Darwin meninggal di usia 30, saat orang lain bergembira merayakan hari kemerdekaan 17 Agutus 2008. Ia mati di ujung bedilnya sendiri. Ia mati dan tak ada yang tahu, kecuali tetangganya di kampung nun di bawah Gunung Ciremai. Darwin mati kehabisan darah akibat luka tembak di pahanya. Ia mati di rumah sakit, bukan di gawir itu, karena ini zaman telekomunikasi: ke hutan pun orang bawa ponsel.
Ia pamit dari rumahnya dengan menenteng senapan angin. Mau berburu celeng, katanya. Huma orang kampung itu memang habis dijarah babi di museum kemarau begini, ketika bukit gundul, ketika mata air di hutan-hutan kering. Babi yang lapar turun ke huma mencari makan. Darwin akan berburu babi. Ia tak menggubris omelan istrinya yang setengah melarang karena hari itu tak ada orang pergi ke hutan. Semua orang ramai-ramai ke balai desa: menonton panjat pinang, balap karung, makan krupuk, tarik tambang...
Darwin pergi ke hutan dan ia mati di sana. Tubuhnya ditemukan warga desa terperosok di tebing. Orang pun lalu berteori: Darwin terjerembab ketika matanya hanya fokus ke seekor babi. Kakinya, meski punya mata, tak awas ada lubang di depannya. Ia pun terjerembab, jarinya menarik pelatuk, dan peluru menembus pahanya yang gempal.
Sebelum Izrail mencabut nyawanya, Darwin menelepon ke ponsel istrinya. Saya tertembak, saya tertembak. Tolong.. tolong.. tolong.
Saya terkejut mendengar berita ini, ketika menelepon Ibu di sela bertanya kabar dan situasi terakhir di kampung. Darwin teman sekolah dasar. Ia berhenti sekolah saat kelas lima. Ia lalu menggembala kerbau seperti umumnya anak desa lain yang berhenti sekolah atau setelah lulus SD. Orang desa menganggap sekolah hanya buang waktu. Sebab mereka berpikir masa depan ada di hutan-hutan itu, di huma, kebun, sawah, dan bukit-bukit. Mencangkul tak perlu hapal a-b-c.
Darwin berhenti sekolah, lalu remaja, lalu kawin. Beranak pinak dengan pundak yang kapalan karena setiap hari memanggul kayu. Kami tak pernah lagi saling menyapa sebagai teman: ia berbicara memakai Sunda halus dengan saya meski saya menimpalinya dengan Sunda kasar hanya agar ia kembali menjadi teman.

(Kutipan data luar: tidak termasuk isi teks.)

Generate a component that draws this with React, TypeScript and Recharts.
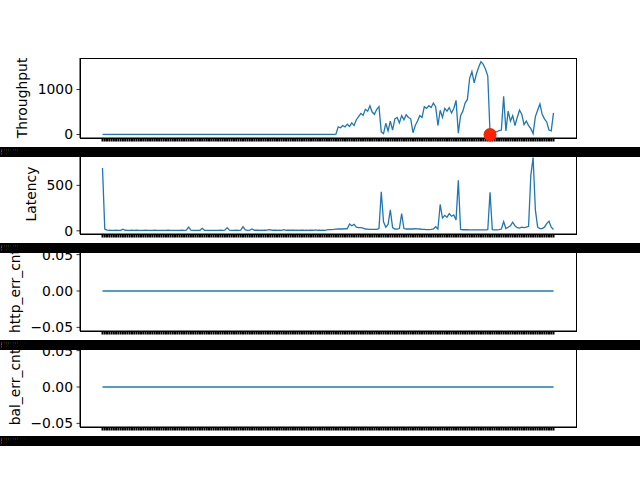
import React from 'react';
import { LineChart, Line, XAxis, YAxis, ReferenceDot } from 'recharts';

// one sample every 5 minutes; 200 samples in the window
const sampleCount = 200;
const startTime = Date.UTC(2023, 2, 14, 0, 0, 0);
const stepMinutes = 5;

const pad2 = (n: number) => String(n).padStart(2, '0');
const fmtTime = (d: Date) =>
  `${d.getUTCFullYear()}-${pad2(d.getUTCMonth() + 1)}-${pad2(d.getUTCDate())} ` +
  `${pad2(d.getUTCHours())}:${pad2(d.getUTCMinutes())}:${pad2(d.getUTCSeconds())}.000+00:00`;

const timestamps = Array.from({ length: sampleCount }, (_, i) =>
  fmtTime(new Date(startTime + i * stepMinutes * 60000))
);

const throughput = [
  4, 4, 4, 4, 4, 4, 4, 4, 4, 4, 4, 4, 4, 4, 4, 4, 4, 4, 4, 4,
  4, 4, 4, 4, 4, 4, 4, 4, 4, 4, 4, 4, 4, 4, 4, 4, 4, 4, 4, 4,
  4, 4, 4, 4, 4, 4, 4, 4, 4, 4, 4, 4, 4, 4, 4, 4, 4, 4, 4, 4,
  4, 4, 4, 5, 5, 5, 5, 5, 5, 5, 5, 5, 5, 5, 5, 5, 5, 5, 5, 5,
  5, 5, 5, 5, 5, 5, 5, 5, 5, 5, 5, 5, 5, 5, 5, 5, 5, 5, 5, 5,
  5, 5, 5, 8,
  170, 150, 200, 170, 230, 180, 260, 200, 330, 400, 470, 430, 560, 520, 640, 500,
  450, 560, 620, 60, 20, 250, 80, 300, 100, 350, 380, 260, 420, 330, 440, 380,
  350, 40, 200, 300, 420, 380, 620, 580, 640, 600, 700, 620, 200, 540, 380, 580,
  520, 600, 480, 580, 760, 30, 420, 520, 700, 780, 1250, 1400, 1150, 1350, 1500, 1620,
  1560, 1450, 1300, 30, 50, 70, 60, 90, 100, 850, 80, 520, 300, 420, 200, 380,
  540, 450, 220, 300, 200, 130, 20, 400, 540, 680, 450, 350, 280, 100, 80, 480,
];

const latency = [
  690, 20, 8, 6, 5, 5, 6, 5, 5, 18, 6, 5, 5, 7, 5, 6, 5, 5, 5, 6,
  5, 5, 5, 6, 5, 5, 5, 5, 5, 6, 5, 5, 5, 5, 5, 6, 5, 8, 40, 8,
  5, 5, 5, 6, 28, 6, 5, 5, 5, 5, 5, 5, 6, 5, 8, 35, 8, 5, 5, 6,
  5, 8, 45, 10, 6, 8, 20, 6, 6, 6, 8, 6, 6, 10, 14, 6, 6, 6, 8, 6,
  12, 6, 6, 6, 6, 6, 8, 6, 6, 6, 8, 6, 6, 6, 10, 6, 6, 8, 6, 10,
  12, 14, 15, 18,
  20, 22, 20, 25, 22, 75, 55, 70, 40, 35, 35, 30, 20, 18, 15, 15,
  15, 15, 25, 430, 100, 40, 70, 230, 35, 20, 18, 25, 190, 25, 20, 20,
  22, 20, 25, 22, 20, 15, 15, 14, 14, 15, 20, 45, 20, 290, 140, 170,
  150, 190, 160, 175, 120, 555, 15, 12, 12, 12, 10, 10, 10, 10, 10, 10,
  10, 10, 12, 425, 12, 10, 10, 12, 20, 100, 25, 40, 55, 95, 55, 35,
  30, 40, 35, 40, 50, 610, 805, 230, 40, 25, 25, 40, 80, 105, 40, 15,
];

const httpErrCnt = [
  0, 0, 0, 0, 0, 0, 0, 0, 0, 0, 0, 0, 0, 0, 0, 0, 0, 0, 0, 0,
  0, 0, 0, 0, 0, 0, 0, 0, 0, 0, 0, 0, 0, 0, 0, 0, 0, 0, 0, 0,
  0, 0, 0, 0, 0, 0, 0, 0, 0, 0, 0, 0, 0, 0, 0, 0, 0, 0, 0, 0,
  0, 0, 0, 0, 0, 0, 0, 0, 0, 0, 0, 0, 0, 0, 0, 0, 0, 0, 0, 0,
  0, 0, 0, 0, 0, 0, 0, 0, 0, 0, 0, 0, 0, 0, 0, 0, 0, 0, 0, 0,
  0, 0, 0, 0, 0, 0, 0, 0, 0, 0, 0, 0, 0, 0, 0, 0, 0, 0, 0, 0,
  0, 0, 0, 0, 0, 0, 0, 0, 0, 0, 0, 0, 0, 0, 0, 0, 0, 0, 0, 0,
  0, 0, 0, 0, 0, 0, 0, 0, 0, 0, 0, 0, 0, 0, 0, 0, 0, 0, 0, 0,
  0, 0, 0, 0, 0, 0, 0, 0, 0, 0, 0, 0, 0, 0, 0, 0, 0, 0, 0, 0,
  0, 0, 0, 0, 0, 0, 0, 0, 0, 0, 0, 0, 0, 0, 0, 0, 0, 0, 0, 0,
];

const balErrCnt = [
  0, 0, 0, 0, 0, 0, 0, 0, 0, 0, 0, 0, 0, 0, 0, 0, 0, 0, 0, 0,
  0, 0, 0, 0, 0, 0, 0, 0, 0, 0, 0, 0, 0, 0, 0, 0, 0, 0, 0, 0,
  0, 0, 0, 0, 0, 0, 0, 0, 0, 0, 0, 0, 0, 0, 0, 0, 0, 0, 0, 0,
  0, 0, 0, 0, 0, 0, 0, 0, 0, 0, 0, 0, 0, 0, 0, 0, 0, 0, 0, 0,
  0, 0, 0, 0, 0, 0, 0, 0, 0, 0, 0, 0, 0, 0, 0, 0, 0, 0, 0, 0,
  0, 0, 0, 0, 0, 0, 0, 0, 0, 0, 0, 0, 0, 0, 0, 0, 0, 0, 0, 0,
  0, 0, 0, 0, 0, 0, 0, 0, 0, 0, 0, 0, 0, 0, 0, 0, 0, 0, 0, 0,
  0, 0, 0, 0, 0, 0, 0, 0, 0, 0, 0, 0, 0, 0, 0, 0, 0, 0, 0, 0,
  0, 0, 0, 0, 0, 0, 0, 0, 0, 0, 0, 0, 0, 0, 0, 0, 0, 0, 0, 0,
  0, 0, 0, 0, 0, 0, 0, 0, 0, 0, 0, 0, 0, 0, 0, 0, 0, 0, 0, 0,
];

// flagged anomaly on the throughput panel
const anomalyIndex = [171];
const anomalyValue = [0];

const rows = timestamps.map((ts, i) => ({
  ts,
  throughput: throughput[i],
  latency: latency[i],
  http_err_cnt: httpErrCnt[i],
  bal_err_cnt: balErrCnt[i],
}));

// matplotlib style 5% margins
const autoDomain = (vals: number[]): [number, number] => {
  const lo = Math.min(...vals);
  const hi = Math.max(...vals);
  if (lo === hi) return [lo - 0.055, hi + 0.055];
  const m = (hi - lo) * 0.05;
  return [lo - m, hi + m];
};

const intFmt = (v: number) => String(v);
const decFmt = (v: number) => (v < 0 ? '\u2212' : '') + Math.abs(v).toFixed(2);

const panels = [
  { key: 'throughput', label: 'Throughput', values: throughput, ticks: [0, 1000], fmt: intFmt, labelX: 22, top: 53 },
  { key: 'latency', label: 'Latency', values: latency, ticks: [0, 500], fmt: intFmt, labelX: 31, top: 149 },
  { key: 'http_err_cnt', label: 'http_err_cnt', values: httpErrCnt, ticks: [-0.05, 0, 0.05], fmt: decFmt, labelX: 15, top: 246 },
  { key: 'bal_err_cnt', label: 'bal_err_cnt', values: balErrCnt, ticks: [-0.05, 0, 0.05], fmt: decFmt, labelX: 15, top: 342 },
];

const FONT = 'DejaVu Sans';
const TICK_FONT = 13.9;
const CHART_W = 640;
const CHART_H = 115;
const MARGIN = { top: 5, right: 64, bottom: 0, left: 0 };
const Y_W = 80;
const X_H = 30;

const XTick = (props: any) => {
  const { x, y, payload } = props;
  return (
    <text x={x} y={y} dy={12} textAnchor="middle" fontSize={TICK_FONT} fontFamily={FONT} fill="#000">
      {payload.value}
    </text>
  );
};

export default function App() {
  return (
    <div style={{ position: 'absolute', left: 0, top: 0, width: 640, height: 480, background: '#fff', fontFamily: FONT, overflow: 'hidden' }}>
      {panels
        .slice()
        .reverse()
        .map((p) => (
          <div key={p.key} style={{ position: 'absolute', left: 0, top: p.top, width: CHART_W, height: CHART_H }}>
            {/* axes frame (matplotlib spines) */}
            <div
              style={{
                position: 'absolute',
                left: Y_W - 0.5,
                top: MARGIN.top - 0.5,
                width: CHART_W - MARGIN.right - Y_W + 1,
                height: CHART_H - MARGIN.top - X_H + 1,
                border: '1px solid #000',
                boxSizing: 'border-box',
                pointerEvents: 'none',
              }}
            />
            <div style={{ position: 'absolute', left: 0, top: 0 }}>
              <LineChart width={CHART_W} height={CHART_H} data={rows} margin={MARGIN}>
                <XAxis
                  dataKey="ts"
                  interval={0}
                  height={X_H}
                  tickSize={3.5}
                  tickMargin={3.5}
                  tick={<XTick />}
                  tickLine={{ stroke: '#000', strokeWidth: 2 }}
                  axisLine={{ stroke: '#000', strokeWidth: 1 }}
                  padding={{ left: 22.5, right: 22.5 }}
                />
                <YAxis
                  type="number"
                  domain={autoDomain(p.values)}
                  ticks={p.ticks}
                  interval={0}
                  allowDataOverflow
                  tickFormatter={p.fmt}
                  width={Y_W}
                  tickSize={3.5}
                  tickMargin={3.5}
                  tick={{ fill: '#000', fontSize: TICK_FONT, fontFamily: FONT }}
                  tickLine={{ stroke: '#000', strokeWidth: 0.8 }}
                  axisLine={{ stroke: '#000', strokeWidth: 1 }}
                  label={{
                    value: p.label,
                    angle: -90,
                    position: 'insideLeft',
                    offset: p.labelX,
                    fill: '#000',
                    fontSize: TICK_FONT,
                    style: { textAnchor: 'middle', fontFamily: FONT },
                  }}
                />
                <Line
                  type="linear"
                  dataKey={p.key}
                  stroke="#1f77b4"
                  strokeWidth={1.3}
                  dot={false}
                  isAnimationActive={false}
                />
                {p.key === 'throughput' &&
                  anomalyIndex.map((idx, j) => (
                    <ReferenceDot
                      key={idx}
                      x={timestamps[idx]}
                      y={anomalyValue[j]}
                      r={6.5}
                      fill="#ff2200"
                      stroke="none"
                    />
                  ))}
              </LineChart>
            </div>
          </div>
        ))}
    </div>
  );
}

Darwin berhenti sekolah dan agaknya ia tak menyesal. Sekolah sampai kelas lima SD membuat ia bisa membaca dan berhitung: dua ilmu yang sangat cukup untuk tinggal di kampung sebagai petani. Darwin meninggal di usia 30 dengan tiga anak yang masih kecil dan agaknya disiapkan kembali menjadi petani, meneruskan hidupnya yang tanpa gelombang.